Lancé en janvier 2002, le projet Réseau national intégré de radiocommunication (RENIR) devait initialement coûter 144 millions $ au gouvernement du Québec et être opérationnel dès 2008. Toutefois, 12 ans après les premiers investissements, RENIR ne répond toujours pas aux attentes initiales et il menace de franchir le cap du milliard de dollars, au grand bonheur des firmes de services-conseils associées à ce projet hors de contrôle. « Il y a pire : le Centre de services partagés du Québec, le plus grand donneur de contrats informatiques du gouvernement, ne connaît même pas avec exactitude l’ampleur des sommes investies depuis 2002 dans le projet RENIR », affirme M. Richard Perron.
Le SPGQ exhorte le gouvernement à mettre un frein à la sous-traitance en informatique et à rétablir une expertise interne qui pourra endiguer les ratés de ce secteur et pallier les défaillances observées par la protectrice du citoyen dans son rapport annuel 2013-2014. Dans ce dernier, Mme Raymonde Saint-Germain constate que les tares informatiques de l’appareil public entraînent des erreurs coûteuses qui ont des conséquences graves pour les citoyens.
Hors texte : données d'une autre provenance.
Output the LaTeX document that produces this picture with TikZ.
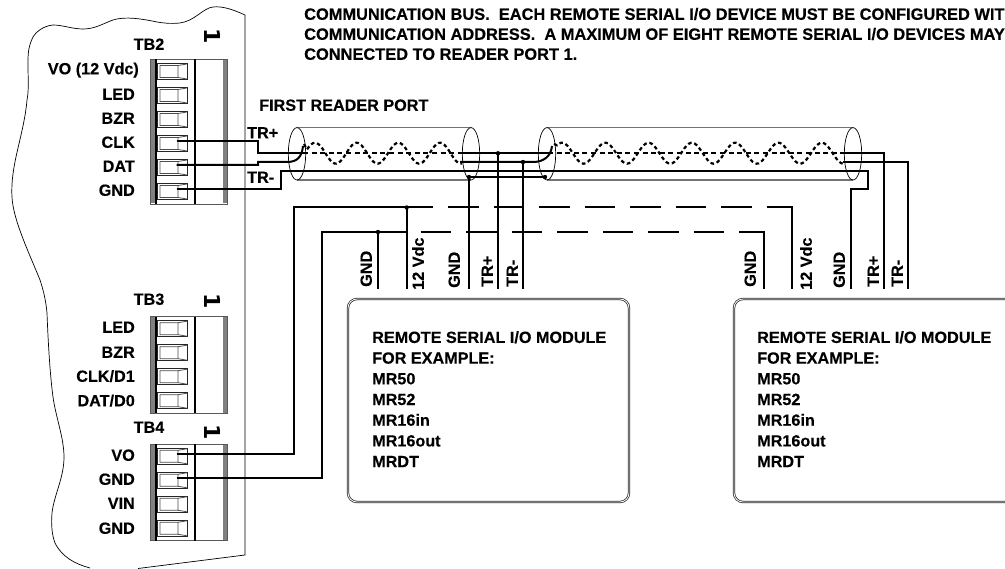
\documentclass[tikz,border=0pt]{standalone}
\usepackage{fontspec}
\setmainfont[BoldFeatures={FakeBold=0.35}]{Liberation Sans}
\newfontfamily\onefont{DejaVu Sans}
\begin{document}
\begin{tikzpicture}[x=1pt,y=-1pt,
 basefont/.style={font=\bfseries\fontsize{16.2}{20.7}\selectfont,inner sep=0pt},
 lab/.style={basefont,text height=11.6pt,text depth=0pt},
 plab/.style={lab,anchor=east},
 vlab/.style={lab,rotate=90,anchor=west},
 tlab/.style={lab,anchor=west},
 toplab/.style={tlab,font=\bfseries\fontsize{16.4}{20.7}\selectfont},
 onelab/.style={font=\onefont\bfseries\fontsize{22}{24}\selectfont,inner sep=0pt,rotate=-90},
 modtext/.style={basefont,align=left,anchor=north west},
 wire/.style={line width=2pt,line join=miter},
 dashA/.style={wire,dash pattern=on 30.5pt off 15pt},
 outline/.style={line width=0.7pt},
 shell/.style={line width=1.2pt,draw=black!55},
 twist/.style={line width=2.2pt,dash pattern=on 3.6pt off 2.8pt},
 straightdash/.style={line width=2.1pt,dash pattern=on 5pt off 3.6pt},
 mbox/.style={line width=0.75pt,draw=black!85,double,double distance=0.8pt,rounded corners=9pt}]
\useasboundingbox (0,0) rectangle (1005,569);
% board outline
\draw[outline] (245,15) .. controls (232,9) and (222,6) .. (213,7) .. controls (203,8) and (195,21) .. (180,23) .. controls (170,24) and (163,23) .. (157,22) .. controls (143,19) and (125,16) .. (113,20) .. controls (102,24) and (95,29) .. (83,29) .. controls (72,29) and (63,25) .. (53,25) .. controls (43,26) and (36,32) .. (33,37) .. controls (28,47) and (28,55) .. (28,63) .. controls (28,80) and (29,90) .. (27,100) .. controls (24,135) and (10,165) .. (12,197) .. controls (13,220) and (30,255) .. (40,280) .. controls (44,292) and (46,302) .. (47,313) .. controls (48,340) and (50,375) .. (53,397) .. controls (56,418) and (64,438) .. (64,457) .. controls (64,478) and (54,495) .. (52,513) .. controls (51,525) and (52,535) .. (55,543) .. controls (62,557) and (75,564) .. (90,568);
\draw[outline] (138,568.5) -- (245,555) -- (245,15);
% terminal blocks
\newcommand{\tblock}[2]{%
 \begin{scope}[shift={(0,#1)}]
  \pgfmathsetmacro{\hh}{24*#2+0.5}
  \draw[line width=0.9pt,draw=black!65] (150.5,0) rectangle (227,\hh);
  \fill[black!50] (151,0.5) rectangle (155,\hh-0.5);
  \fill[black!50] (223,0.5) rectangle (226.5,\hh-0.5);
  \draw[line width=1.2pt] (156,0)--(156,\hh) (195,0)--(195,\hh);
  \foreach \i in {1,...,#2}{
   \pgfmathsetmacro{\yy}{24*(\i-1)}
   \draw[line width=0.9pt,draw=black!85,fill=white] (157.7,\yy+4) rectangle (187.5,\yy+20);
   \draw[line width=0.8pt,draw=black!70] (160,\yy+6) rectangle (178,\yy+18) (178,\yy+6)--(187,\yy+4.5) (178,\yy+18)--(187,\yy+19.5);
  }
 \end{scope}}
\tblock{59.5}{6}
\tblock{316.7}{4}
\tblock{444.3}{4}
% labels
\node[lab] (ntb2) at (149,44) {TB2};
\node[lab] (ntb3) at (149,299) {TB3};
\node[lab] (ntb4) at (149,427) {TB4};
\node[onelab] (one1) at (213,36.5) {1};
\node[onelab] (one2) at (213,301) {1};
\node[onelab] (one3) at (213,432) {1};
\node[plab] (p1) at (139,68.5) {VO (12 Vdc)};
\node[plab] (p2) at (135,94) {LED};
\node[plab] (p3) at (135,118) {BZR};
\node[plab] (p4) at (135,142) {CLK};
\node[plab] (p5) at (135,166) {DAT};
\node[plab] (p6) at (135,190) {GND};
\node[plab] (q1) at (135,327) {LED};
\node[plab] (q2) at (135,352) {BZR};
\node[plab] (q3) at (135,376) {CLK/D1};
\node[plab] (q4) at (135,400.5) {DAT/D0};
\node[plab] (r1) at (135,455) {VO};
\node[plab] (r2) at (135,479) {GND};
\node[plab] (r3) at (135,503) {VIN};
\node[plab] (r4) at (135,528) {GND};
\node[tlab] (hdr) at (259,105) {FIRST READER PORT};
\node[tlab] (trp) at (247,132.5) {TR+};
\node[tlab] (trm) at (247,177) {TR-};
\node[toplab] (n1) at (304,14) {COMMUNICATION BUS.\ \ EACH REMOTE SERIAL I/O DEVICE MUST BE CONFIGURED WITH};
\node[toplab] (n2) at (304,34) {COMMUNICATION ADDRESS.\ \ A MAXIMUM OF EIGHT REMOTE SERIAL I/O DEVICES MAY};
\node[toplab] (n3) at (304,54) {CONNECTED TO READER PORT 1.};
\node[vlab] (v1) at (366,287) {GND};
\node[vlab] (v2) at (418,290) {12 Vdc};
\node[vlab] (v3) at (454,288) {GND};
\node[vlab] (v4) at (487,287) {TR+};
\node[vlab] (v5) at (512,287) {TR-};
\node[vlab] (v6) at (750,287) {GND};
\node[vlab] (v7) at (806,290) {12 Vdc};
\node[vlab] (v8) at (839,288) {GND};
\node[vlab] (v9) at (873,287) {TR+};
\node[vlab] (v10) at (897,287) {TR-};
% module boxes
\draw[mbox] (348,299) rectangle (629,502);
\draw[mbox] (734,299) rectangle (1020,502);
\node[modtext] (m1) at (372,331) {REMOTE SERIAL I/O MODULE\\FOR EXAMPLE:\\MR50\\MR52\\MR16in\\MR16out\\MRDT};
\node[modtext] (m2) at (757,331) {REMOTE SERIAL I/O MODULE\\FOR EXAMPLE:\\MR50\\MR52\\MR16in\\MR16out\\MRDT};
% cable shells
\draw[shell] (297,127.7) -- (471,127.7) (297,180) -- (471,180);
\draw[shell] (547,127.7) -- (853,127.7) (547,180) -- (853,180);
% named points
\coordinate (clk) at (176.5,141);
\coordinate (dat) at (176.5,165);
\coordinate (gnd) at (176.5,189);
\coordinate (vo) at (176.5,454);
\coordinate (gndb) at (176.5,478);
\coordinate (a1) at (460,153.3);
\coordinate (a2) at (845,153.3);
\coordinate (j1) at (498,153.3);
\coordinate (j2) at (523,162);
\coordinate (j3) at (469,177);
\coordinate (j4) at (545,177);
\coordinate (j5) at (406.7,207.5);
\coordinate (j6) at (378,232);
\coordinate (b1) at (498,289);
\coordinate (b2) at (523,289);
\coordinate (b3) at (469,289);
\coordinate (b4) at (406.7,289);
\coordinate (b5) at (378,289);
\coordinate (b6) at (764,289);
\coordinate (b7) at (792,289);
\coordinate (b8) at (851,289);
\coordinate (b9) at (884,289);
\coordinate (b10) at (908,289);
% twisted pairs and straight dashed conductor
\draw[twist] (304,144) -- plot[domain=307:462,samples=80] (\x,{153.2-10.5*cos((\x-315)*8.633)});
\draw[twist] (554,144) -- plot[domain=557:843,samples=140] (\x,{153.2-10.5*cos((\x-562)*8.314)});
\draw[straightdash] (303,153.3) -- (a1);
\draw[straightdash] (548,153.3) -- (a2);
% conductors
\draw[wire] (clk) -- (258,141) -- (258,153.3) -- (303,153.3);
\draw[wire] (dat) -- (258,165) -- (258,162) -- (287,162) .. controls (298,162) and (302,156) .. (303,146);
\draw[wire] (gnd) -- (281,189) -- (281,171) -- (868,171) -- (868,189) -- (851,189) -- (b8);
\draw[wire] (a1) -- (548,153.3);
\draw[wire] (460,162) -- (533,162) .. controls (544,162) and (551,156) .. (552,146);
\draw[wire] (a2) -- (884,153.3) -- (b9);
\draw[wire] (843,162) -- (908,162) -- (b10);
\draw[wire] (j3) -- (j4);
\draw[wire] (j3) -- (b3);
\draw[wire] (j1) -- (b1);
\draw[wire] (j2) -- (b2);
% supply lines
\draw[wire] (vo) -- (293.5,454) -- (293.5,207.5) -- (433,207.5);
\draw[wire] (gndb) -- (322,478) -- (322,232) -- (406.7,232);
\draw[dashA] (448,207.5) -- (766.5,207.5);
\draw[wire] (766.5,207.5) -- (792,207.5) -- (b7);
\draw[dashA] (420.5,232) -- (739,232);
\draw[wire] (739,232) -- (764,232) -- (b6);
\draw[wire] (j5) -- (b4);
\draw[wire] (j6) -- (b5);
% junction dots
\foreach \p in {j1,j2,j3,j4,j5,j6}{\fill (\p) circle (2.2pt);}
% cable ends over the wires
\foreach \c in {297,471,547,853}{\draw[outline] (\c,153.8) ellipse (8.7 and 26.2);}
\end{tikzpicture}
\end{document}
Traitements de dossier interrompus, versements de crédits ou de rentes bloqués, augmentation de l’inventaire de demandes en attente : telles sont les principales déficiences induites par ce qu’il convient d’appeler le « bordel informatique ».
« Le constat de la protectrice du citoyen est troublant. Il vient prouver que le « bordel informatique » est très loin d’être résolu. Pourtant, en 2011, l’ex-vérificateur général du Québec mentionnait dans son rapport que deux tiers des projets informatiques menés par le gouvernement connaissaient des dépassements de coûts, ne respectaient pas leurs échéanciers ou ne remplissaient pas leurs promesses », ajoute le président du SPGQ.
Le SPGQ déplore le modèle de gouvernance non fonctionnel de l’État québécois, délesté et n’ayant peu d’expertise interne en informatique et dépendant largement de consultants privés, souvent des fonctionnaires ayant été forcés de devancer leur retraite pour se joindre à des firmes de services-conseils. Des firmes qui, de surcroît, offrent à plus cher leur service à leur ancien employeur et rédigent les appels d’offres, faute d’expertise au sein de l’appareil gouvernemental !
Dans son mémoire déposé à la commission Charbonneau, le SPGQ observe que la valeur des contrats de service en sous-traitance dans les ressources informationnelles, et ce pour l’ensemble des ministères et organismes de la fonction publique québécoise, a grimpé de 218 millions $ à 778 millions $ entre 2003-2004 et 2012-2013, un bond spectaculaire de 257 %. « Ce cafouillage s’illustre à merveille avec deux projets informatiques sous-traités par le gouvernement : SAGIR, qui devait se terminer en 2007 au coût de 83 millions de dollars, pourrait plutôt dépasser le milliard de dollars, sans qu’une date de livraison soit avancée ; Dossier santé Québec, promis pour 2011 au coût de 543 millions $, devrait plutôt osciller autour de 1,6 milliard $ et sa livraison est reportée à 2021 », dénonce M. Perron.
Afin de favoriser l’avènement de l’ère de transparence promise par le premier ministre le soir de son élection, et aussi de permettre aux citoyens de débusquer la mauvaise gestion des contrats publics, le SPGQ a lancé le 16 octobre dernier Le ContrActuel. Ce site Web fait ressortir l’ampleur des contrats publics attribués non seulement par le gouvernement du Québec, mais aussi par les grandes municipalités et universités du Québec.
« La nouvelle ère de transparence tant souhaitée par le gouvernement se bute à de gros écueils, car, en juin dernier, lors d’une commission parlementaire sur l’informatique, les hauts fonctionnaires étaient incapables de répondre aux questions des élus qui voulaient savoir combien avait coûté l’informatique durant la dernière année. En ce domaine, il y a urgence de rebâtir l’expertise interne et de clore la culture de l’impunité ! », conclut M. Perron.